4.1 Population genomics of Ceratitis capitata
The present study is the first using reduced-representation sequencing genome in combination with a microbial characterisation in the medflyC. capitata , using samples from key geographic locations to investigate the species’ population history and microbiome on a global scale. We find strong evidence for two genetic clusters corresponding to the South African individuals and the other localities in the introduced range, in agreement with virtually all previous studies using allozymes (Gasperi et al., 2002; Gasperi et al., 1991; Kourti, 2004; Malacrida et al., 1992), mitochondrial DNA markers (Arias et al., 2018; Elfékih et al., 2010; Elfékih, Makni, & Haymer, 2013; Karsten, van Vuuren, Barnaud, & Terblanche, 2013; Ruiz-Arce et al., 2020), and microsatellites (Bonizzoni et al., 2004; M. Bonizzoni et al., 2001; Deschepper et al., 2021; Karsten et al., 2015; Nikolouli et al., 2020). In addition, when we analysed the five sampling sites from the introduced range separately (i.e., removing the South African samples), populations from Brazil represented a unique genetic cluster that had not been recognised in previous studies. The Brazil cluster was also characterised by a distinct microbiome and the highest overall bacterial diversity.
Karsten et al. (2013, 2015) observed high genetic diversity in South African medflies due to a large number of alleles present at low frequency, including many private alleles, which led them to suggest that this population was ancestral and has maintained a large population size over time. Other studies have shown that populations derived from the African lineage exhibited a gradual decrease in genetic variation (Malacrida et al., 2007; Deschepper et al., 2021 and references therein), first to the Mediterranean basin populations and a second towards American populations, thus dividing the colonisation process of the medfly in three main categories: Ancestral populations (Sub-Sahara and Africa), ancient populations (Mediterranean basin) and recent populations (America) (Gasperi et al., 2002; Malacrida et al., 1998). Our results showed a different pattern of genetic variation: across the introduced range, most of the sampled locations belong to the same big genetic cluster, indicating gene flow among these locations, except for Brazil.

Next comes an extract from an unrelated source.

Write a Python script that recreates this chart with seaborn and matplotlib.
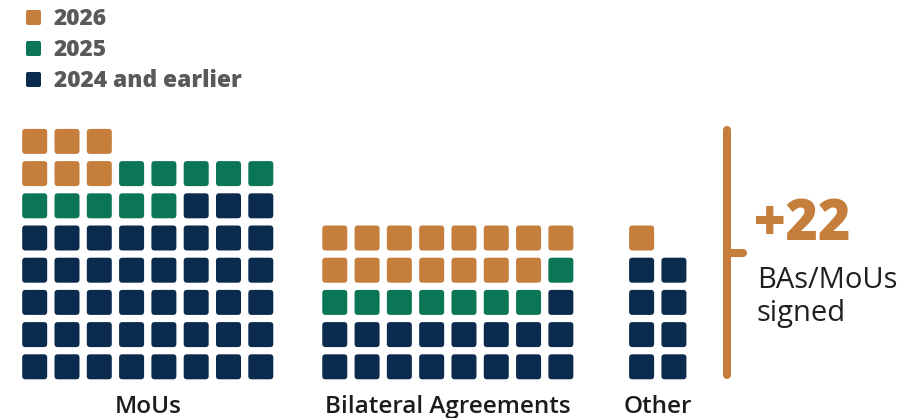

Gasperi et al. (2002), using allozymes, found similar levels of genetic variability in South American populations (i.e., Argentina, Brazil and Peru) to African ancestral populations, and they stated that these populations did not have enough time to reach equilibrium and further differentiation. Furthermore, Nikolouli et al. (2020) described a discrete genetic cluster in some South American populations (Argentina, Brazil and Bolivia) using microsatellites; however, they stressed that this genetic cluster was not clearly distinct from other medfly populations worldwide. Our study identified high genetic diversity and a genetically distinct cluster of medflies collected in Brazil. These findings suggest that some South American populations might be derived from different genetic sources.
The combination of population structure and ABC analyses with supervised machine learning allowed us to reconstruct the most probable evolutionary scenario of C. capitata. It is important to note that only a portion of the total geographical distribution of medfly is covered in this study. Nevertheless, our limited data set was able to support the initial divergence from South African ancient populations that gave rise to populations in Brazil at a different time than those in the rest of the world. These findings are partially congruent with historical records of medfly distributions (Malacrida et al., 1998), which medfly colonisation route may have occurred through the transatlantic trade of enslaved people, as has been described in D. melanogaster , which is also a descendant from the Afrotropical region (David & Capy, 1988). Furthermore, the medfly museum collections at the Natural History Museum of London provided historical records to support this suggested new colonisation route. We found that in the collection, the oldest record was dated in 1904, with specimens collected in the tropical Saint Helena Island (Fig. 1). This island, a UK overseas territory located in the South Atlantic Ocean, midway between Africa and South America, was an important port during the crown colony and an obligate stop for the Trans-Atlantic trade in the colonial period. The human population in Saint Helena has genomic traces linking them with Central-West African populations, moved during the slavery years (Sandoval-Velasco et al., 2019). This colonisation route for the medfly, different from the one connecting the Mediterranean area and South America, had been mentioned by Gasperi et al. (2002) and Ruiz-Arce et al. (2020) but has never been probed at the genetic level. Our results modify the previous belief that only Mediterranean basin medfly populations had contributed to the colonisation of South America, as described in previous publications (Deschepper et al., 2021; Malacrida et al., 1998; Malacrida et al., 2007), and points out new potential ancestry sources for the genetic units in the South American populations that need further investigation.